What was seen as a project harnessing youth, excitement and potential is fast turning into a nightmare. And the fans have started to turn.

The franchise purchased for $300m may have doubled in value and are by a very long way the most frugal in terms of money spent on wages, falling $20m below the salary cap . No matter – they remain on course to fail once again.

The plan, ill-conceived or not, is to grow assets. A large percentage of their draft picks were about the long term; four or five will be at elite level with experience under their belt and there will be enough left in the squads to trade wisely. They have endured bad luck; an injury to the highly rated Joel Embiid forced him out for the majority of 2014 after Nerlens Noel sat out the entire 2013 campaign because of ruptured knee ligaments.

To become a franchise who regularly compete is the aim. But the perceived tanking – losing on purpose to ensure a profitable draft – has angered many NBA franchise owners. Harris has denied such a strategy. “We are not out to lose,” he has said. “We are out to win every game.” A recent attempt to reform the whole pre-season process was six votes short of being passed.

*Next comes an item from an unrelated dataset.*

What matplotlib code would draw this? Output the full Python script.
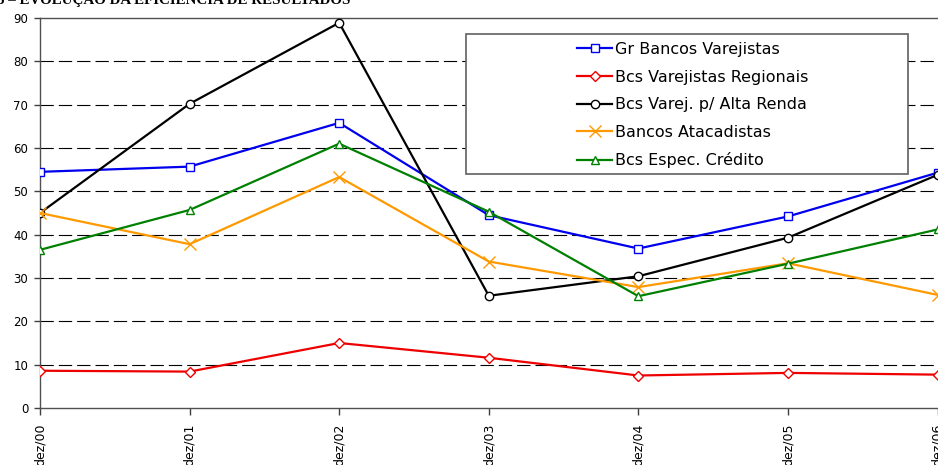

It would be wrong, though, to equate this approach to what happens next at Selhurst Park. Steve Parish, the chairman, is entrenched at the club and under his stewardship Alan Pardew’s side are enjoying an impressive campaign. Palace have said the initial injection of capital from Harris and Blitzer will go into developing the stadium.

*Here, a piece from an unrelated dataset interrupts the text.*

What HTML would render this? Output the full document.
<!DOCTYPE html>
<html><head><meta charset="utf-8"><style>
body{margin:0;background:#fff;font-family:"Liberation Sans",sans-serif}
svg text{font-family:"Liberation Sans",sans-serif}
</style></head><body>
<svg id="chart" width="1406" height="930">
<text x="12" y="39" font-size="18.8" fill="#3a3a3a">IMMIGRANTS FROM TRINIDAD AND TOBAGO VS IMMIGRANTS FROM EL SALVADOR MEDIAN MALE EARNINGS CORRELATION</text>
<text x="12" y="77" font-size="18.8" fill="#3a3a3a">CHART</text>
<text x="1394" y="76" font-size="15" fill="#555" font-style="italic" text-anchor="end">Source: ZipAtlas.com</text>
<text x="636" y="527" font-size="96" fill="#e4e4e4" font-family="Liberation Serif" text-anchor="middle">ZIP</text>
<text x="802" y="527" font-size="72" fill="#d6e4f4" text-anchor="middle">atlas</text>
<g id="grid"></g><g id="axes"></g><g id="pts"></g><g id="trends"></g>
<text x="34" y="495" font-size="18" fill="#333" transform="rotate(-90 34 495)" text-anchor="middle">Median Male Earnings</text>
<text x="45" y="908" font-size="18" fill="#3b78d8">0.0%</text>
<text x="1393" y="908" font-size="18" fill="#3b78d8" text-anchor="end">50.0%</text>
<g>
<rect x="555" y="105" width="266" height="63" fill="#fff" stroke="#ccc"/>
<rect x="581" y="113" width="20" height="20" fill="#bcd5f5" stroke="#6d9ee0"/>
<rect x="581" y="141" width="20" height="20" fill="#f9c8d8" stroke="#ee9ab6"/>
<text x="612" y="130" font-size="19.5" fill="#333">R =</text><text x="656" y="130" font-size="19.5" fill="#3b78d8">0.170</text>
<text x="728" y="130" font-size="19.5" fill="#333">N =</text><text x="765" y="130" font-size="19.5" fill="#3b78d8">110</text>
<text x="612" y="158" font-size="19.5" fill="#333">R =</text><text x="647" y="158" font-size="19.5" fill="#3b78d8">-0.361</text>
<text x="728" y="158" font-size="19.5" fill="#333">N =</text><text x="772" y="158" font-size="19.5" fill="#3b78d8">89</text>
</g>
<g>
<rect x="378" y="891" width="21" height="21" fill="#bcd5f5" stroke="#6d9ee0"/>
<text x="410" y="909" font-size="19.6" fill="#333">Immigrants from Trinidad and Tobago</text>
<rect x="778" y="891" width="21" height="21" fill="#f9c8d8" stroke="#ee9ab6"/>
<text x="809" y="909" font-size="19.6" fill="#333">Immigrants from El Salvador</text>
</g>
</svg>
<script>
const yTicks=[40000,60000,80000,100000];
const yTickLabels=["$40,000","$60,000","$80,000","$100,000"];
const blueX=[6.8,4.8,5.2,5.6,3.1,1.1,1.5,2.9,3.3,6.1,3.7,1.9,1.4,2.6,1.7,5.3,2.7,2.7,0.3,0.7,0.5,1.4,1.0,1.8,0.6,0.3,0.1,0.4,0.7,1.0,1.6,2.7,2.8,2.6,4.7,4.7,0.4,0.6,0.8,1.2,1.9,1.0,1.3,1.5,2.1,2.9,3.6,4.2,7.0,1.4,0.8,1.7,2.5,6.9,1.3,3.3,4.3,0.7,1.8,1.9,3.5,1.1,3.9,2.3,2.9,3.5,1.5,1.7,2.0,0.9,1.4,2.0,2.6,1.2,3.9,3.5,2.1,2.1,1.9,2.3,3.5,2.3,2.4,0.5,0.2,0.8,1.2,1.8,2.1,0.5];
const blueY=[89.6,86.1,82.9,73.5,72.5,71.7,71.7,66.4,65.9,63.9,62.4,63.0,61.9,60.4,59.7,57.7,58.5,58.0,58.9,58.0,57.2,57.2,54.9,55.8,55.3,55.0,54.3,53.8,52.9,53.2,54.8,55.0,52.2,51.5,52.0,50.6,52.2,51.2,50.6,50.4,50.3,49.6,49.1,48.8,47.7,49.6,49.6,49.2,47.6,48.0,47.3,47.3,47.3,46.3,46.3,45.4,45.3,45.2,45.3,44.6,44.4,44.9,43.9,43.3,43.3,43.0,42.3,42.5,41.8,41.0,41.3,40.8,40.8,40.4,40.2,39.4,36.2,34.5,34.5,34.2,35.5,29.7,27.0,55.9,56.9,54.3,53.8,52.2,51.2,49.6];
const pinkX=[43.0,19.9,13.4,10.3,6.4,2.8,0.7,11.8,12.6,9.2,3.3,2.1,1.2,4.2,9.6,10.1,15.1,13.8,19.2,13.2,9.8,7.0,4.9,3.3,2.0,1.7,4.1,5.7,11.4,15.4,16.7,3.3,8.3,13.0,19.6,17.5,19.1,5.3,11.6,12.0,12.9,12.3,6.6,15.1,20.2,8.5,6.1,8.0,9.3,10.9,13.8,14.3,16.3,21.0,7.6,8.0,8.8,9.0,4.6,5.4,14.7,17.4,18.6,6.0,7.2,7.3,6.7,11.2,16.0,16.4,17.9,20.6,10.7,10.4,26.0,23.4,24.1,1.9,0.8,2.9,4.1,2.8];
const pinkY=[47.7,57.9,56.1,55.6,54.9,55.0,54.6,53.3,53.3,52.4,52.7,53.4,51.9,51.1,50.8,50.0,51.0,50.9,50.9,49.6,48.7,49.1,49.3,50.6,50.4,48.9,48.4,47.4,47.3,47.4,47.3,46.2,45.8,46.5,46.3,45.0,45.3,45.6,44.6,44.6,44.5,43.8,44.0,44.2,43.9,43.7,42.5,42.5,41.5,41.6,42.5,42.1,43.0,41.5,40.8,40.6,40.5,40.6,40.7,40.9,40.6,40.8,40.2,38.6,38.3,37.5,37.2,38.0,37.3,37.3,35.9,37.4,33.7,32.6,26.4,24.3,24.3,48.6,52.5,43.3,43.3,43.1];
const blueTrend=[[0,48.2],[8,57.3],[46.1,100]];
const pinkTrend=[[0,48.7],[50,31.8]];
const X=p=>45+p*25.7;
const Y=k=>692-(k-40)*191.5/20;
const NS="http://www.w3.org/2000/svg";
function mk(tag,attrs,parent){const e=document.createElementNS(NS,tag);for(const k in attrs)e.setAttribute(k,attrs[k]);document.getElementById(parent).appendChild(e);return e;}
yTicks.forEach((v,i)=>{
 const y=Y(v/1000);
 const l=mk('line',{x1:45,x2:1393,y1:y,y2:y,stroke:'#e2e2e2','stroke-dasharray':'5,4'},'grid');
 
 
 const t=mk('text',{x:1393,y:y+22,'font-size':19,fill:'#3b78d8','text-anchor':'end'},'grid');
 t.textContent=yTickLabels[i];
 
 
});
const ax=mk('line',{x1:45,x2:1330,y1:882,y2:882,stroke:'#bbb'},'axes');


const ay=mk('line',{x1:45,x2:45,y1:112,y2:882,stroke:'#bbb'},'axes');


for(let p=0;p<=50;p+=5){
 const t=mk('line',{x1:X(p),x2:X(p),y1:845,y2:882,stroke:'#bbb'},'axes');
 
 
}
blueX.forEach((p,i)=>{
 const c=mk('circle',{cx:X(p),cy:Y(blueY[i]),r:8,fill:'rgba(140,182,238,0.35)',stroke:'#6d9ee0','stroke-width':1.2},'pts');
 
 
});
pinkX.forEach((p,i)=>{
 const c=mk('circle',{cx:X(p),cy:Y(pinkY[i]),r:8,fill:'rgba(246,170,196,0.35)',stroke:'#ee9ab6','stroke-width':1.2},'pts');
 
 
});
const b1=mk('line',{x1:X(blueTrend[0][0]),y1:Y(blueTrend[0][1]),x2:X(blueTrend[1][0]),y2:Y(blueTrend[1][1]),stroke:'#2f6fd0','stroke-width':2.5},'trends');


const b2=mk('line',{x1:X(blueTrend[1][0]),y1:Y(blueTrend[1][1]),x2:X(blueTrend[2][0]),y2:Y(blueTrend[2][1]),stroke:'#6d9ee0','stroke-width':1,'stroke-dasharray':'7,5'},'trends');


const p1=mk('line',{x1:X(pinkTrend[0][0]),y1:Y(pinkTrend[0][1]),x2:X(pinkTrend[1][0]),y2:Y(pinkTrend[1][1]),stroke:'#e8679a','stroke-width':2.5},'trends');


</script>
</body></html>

Harris is the latest prominent US figure in the boardrooms of the Premier League, where Manchester United (the Glazer family), Sunderland (Ellis Short), Aston Villa (Randy Lerner), Arsenal (Stan Kroenke) and John W Henry (Liverpool) have American owners. The complex world of US sport, with its lack of relegation and need to fret about missing out on huge TV riches, simply does not translate into the Premier League and English football as a whole.

Harris, ever the pragmatist, has his eye on the bigger picture, something which should warm Eagles fans’ hearts this winter. A keenness to promote youth and build a squad should always be welcomed in these cash-crazy days.

The Devils have enjoyed finally seeing a hole in the roof of the Prudential Center fixed and a new team in the front office has been established, enabling the franchise to compete on the business side, something lacking under the previous owners who were forced to enlist the help of the NHL to ease crippling debts before Harris saved the day in August 2013.

Harris is not seen too often in Philadelphia, leaving his close associate Scott O’Neill as a management focal point there and at New Jersey. Sources insist he is not one to meddle in team affairs, rather an owner happy to sit back and observe.

Sources in New Jersey speak warmly of a personable, media-friendly owner not afraid to spend when necessary, a man who has taken his son on to the team aeroplane to mix with the players, a move which went down supremely well.

He sees the bigger picture and, although finishing last in the Eastern Conference looks like a nailed-on certainty for the 76ers with this campaign still in its infancy, a low finish will at least go some way to ensuring a healthy position when it comes to the drafts for the 2016 season.

It has not been easy to watch but, to his credit, Harris has been on hand to answer key questions and has never shied away from being anything other than totally transparent.

This year, however, was supposed to be key for this grand plan. After all, supporters can stomach only so much. Yet nothing appears to have changed. Philadelphia are three years into a reboot which still has not left square one.

It may be construed as taking large steps back to take larger ones forward eventually. In some ways it is mildly refreshing in a market flooded with gargantuan contracts that someone has been able to assess a situation and not lose the plot while all crumbles around him.

This article was amended on 24 December to remove a reference to basketball stars such as Kobe Bryant, Carmelo Anthony, Kevin Love and Blake Griffin earning more in a season than the combined salaries of the Philadelphia squad.